Five leading national organizations that advocate for LGBTQ families joined forces on a new report, Relationships at Risk: Why We Need to Update State Parentage Laws to Protect Children and Families: Movement Advancement Project (MAP), COLAGE, Family Equality, GLBTQ Legal Advocates & Defenders (GLAD), and NCLR.
The report explains how the current patchwork of parentage laws across the country – many of which haven’t been updated in decades – leaves LGBTQ parents and their children vulnerable. Nearly 1 in 3 LGBTQ adults in the U.S. are raising children under the age of 18, many of them in states that still have outdated laws. This means that far too many LGBTQ parents’ legal connections to their children are potentially at risk.
Parentage is the legal relationship between a child and their parents, which is essential to children’s security and well-being. Parentage is crucial so that parents can make critical healthcare and education decisions for their children, and so that children have access to important benefits including insurance coverage, social security survivor benefits and inheritance. Legal parentage also ensures a child does not lose their important connection to a parent in circumstances such as the death of one parent or a change in the adult relationship between the parents.
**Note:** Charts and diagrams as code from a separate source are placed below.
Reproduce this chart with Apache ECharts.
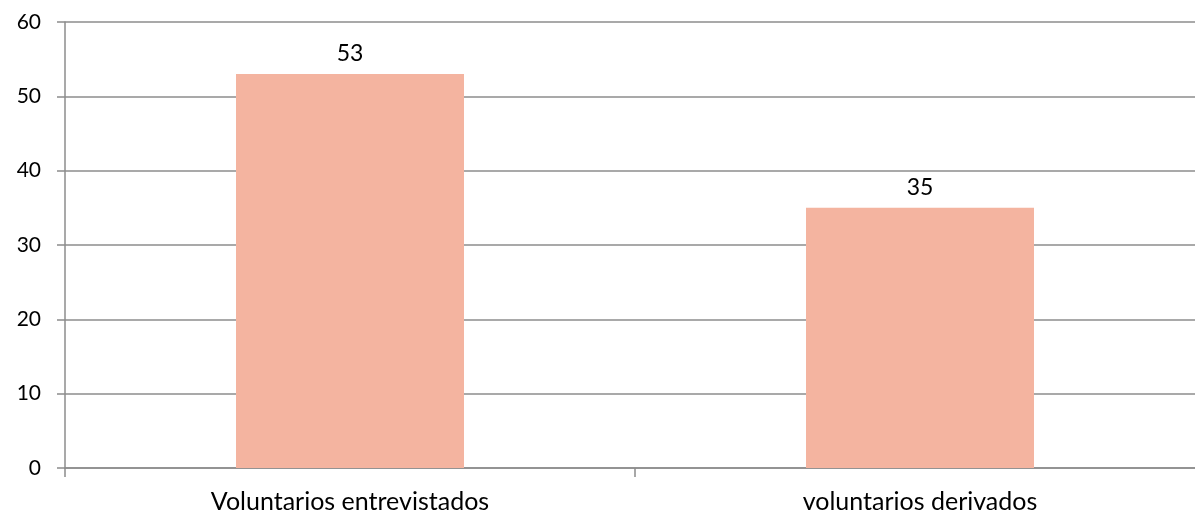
<!DOCTYPE html>
<html><head><meta charset="utf-8">
<script src="https://cdn.jsdelivr.net/npm/echarts@6/dist/echarts.min.js"></script>
<style>html,body{margin:0;padding:0;background:#fff;}#c{width:1195px;height:516px;}</style>
</head><body><div id="c"></div>
<script>
var categories = ["Voluntarios entrevistados", "voluntarios derivados"];
var values = [53, 35];
var yTicks = [0, 10, 20, 30, 40, 50, 60];

var chart = echarts.init(document.getElementById('c'), null, {renderer: 'canvas'});
chart.setOption({
  animation: false,
  grid: {left: 65, top: 22, bottom: 48, right: -10, outerBoundsMode: 'none', containLabel: false},
  xAxis: {
    type: 'category',
    data: categories,
    axisLine: {show: true, lineStyle: {color: '#8c8c8c', width: 1.5}},
    axisTick: {show: true, length: 9, lineStyle: {color: '#8c8c8c', width: 1.5}},
    axisLabel: {color: '#000', fontSize: 25, fontFamily: 'Lato', margin: 21}
  },
  yAxis: {
    type: 'value',
    min: yTicks[0], max: yTicks[yTicks.length - 1], interval: 10,
    axisLine: {show: true, lineStyle: {color: '#8c8c8c', width: 1.5}},
    axisTick: {show: true, length: 8, lineStyle: {color: '#8c8c8c', width: 1.5}},
    splitLine: {show: true, lineStyle: {color: '#8c8c8c', width: 1.5}},
    axisLabel: {color: '#000', fontSize: 21, fontFamily: 'Lato', margin: 24}
  },
  series: [{
    type: 'bar',
    data: values,
    barWidth: '40%',
    itemStyle: {color: '#F4B4A0'},
    label: {show: true, position: 'top', color: '#000', fontSize: 23, fontFamily: 'Lato', distance: 9}
  }]
});
</script></body></html>
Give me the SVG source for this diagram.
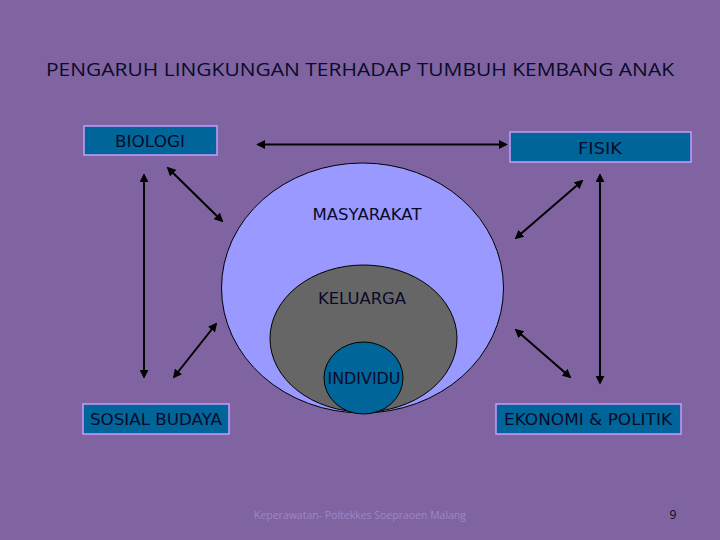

The report also details the following:
- Seven key pathways to establishing parentage, which are only available in certain states to LGBTQ families.
- Recent examples of modernized parentage laws in states like Rhode Island, Connecticut, and Colorado.
- Recommendations for all states to update and improve parentage laws, which include: recognizing the diversity of families and ensure recognition of parents in children’s lives, improving access to protections and more consistency from state to state, streamlining the process of adoption to secure children to their parents, and more.